36. A method for treating a health condition in a subject in need thereof, comprising administering to the subject a composition comprising at least one recombinant cell according to any one of claims 26 to 29; and/or a pharmaceutical composition according to any one of claims 31 to 34.

37. The method of any one of claims 35 to 36, wherein the health condition is a proliferative disorder, an autoimmune disorder, or an infection.

38. The method of claim 37, wherein the proliferative disorder is a cancer.

39. The method of any one of claims 37 to 38, wherein the proliferative disorder is a cancer selected from the group consisting of a lymphoma, acute lymphocytic leukemia, and relapsed/refractory large B-cell lymphoma.

40. The method of claim 39, wherein the lymphoma is a Burkitt lymphoma.

41. The method of any one of claims 36 to 40, wherein the administered composition results in reduced on-target activation in the subject.

42. The method of any one of claims 36 to 40, wherein the administered composition increases CAR-T cell survival in the subject.

43. The method of any one of claims 36 to 40, wherein the administered composition reduces CAR-T cell exhaustion in the subject.

44. The method of any one of claims 36 to 40, wherein the administered composition reduces CAR-T cell toxicity in the subject.

45. The method of any one of claims 36 to 40, wherein the administered composition inhibits tumor growth or metastasis of a cancer in the subject.

46. The method of any one of claims 36 to 45, wherein the composition is administered to the subject individually (monotherapy) or as a first therapy in combination with a second therapy (multi-therapy).

47. The method of claim 46, wherein the second therapy is selected from the group consisting of chemotherapy, radiotherapy, immunotherapy, hormonal therapy, toxin therapy, or surgery.

48. The method of any one of claims 46 to 47, wherein the first therapy and the second therapy are administered concomitantly.

49. The method of any one of claims 46 to 48, wherein the first therapy is administered at the same time as the second therapy.

50. The method of any one of claims 46 to 47, wherein the first therapy and the second therapy are administered sequentially.

51. The method of claim 50, wherein the first therapy is administered before the second therapy.

52. The method of claim 50, wherein the first therapy is administered after the second therapy.

53. The method of any one of claims 46 to 47, wherein the first therapy is administered before and/or after the second therapy.

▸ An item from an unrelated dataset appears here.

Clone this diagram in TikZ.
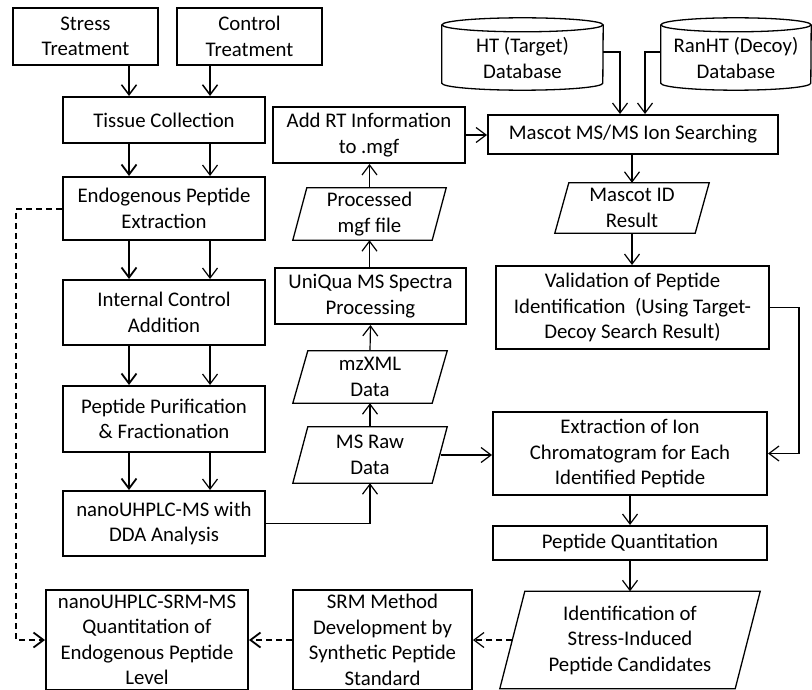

54. The method of any one of claims 46 to 47, wherein the first therapy and the second therapy are administered in rotation.

55. The method of any one of claims 46 to 47, wherein the first therapy and the second therapy are administered together in a single formulation.

56. A kit for modulating T-cell activation in a subject, or for treating a health condition in a subject in need thereof, the kit comprising instructions for use thereof and one or more of the following:

a) one or more chimeric polypeptides according to any one of any one of claims 1 to 21;

b) one or more nucleic acid constructs according to any one of claims 22 to 25;

c) one or more recombinant cells according to any one of claims 26 to 29; and

d) one or more pharmaceutical compositions according to any one of claims 31 to 34.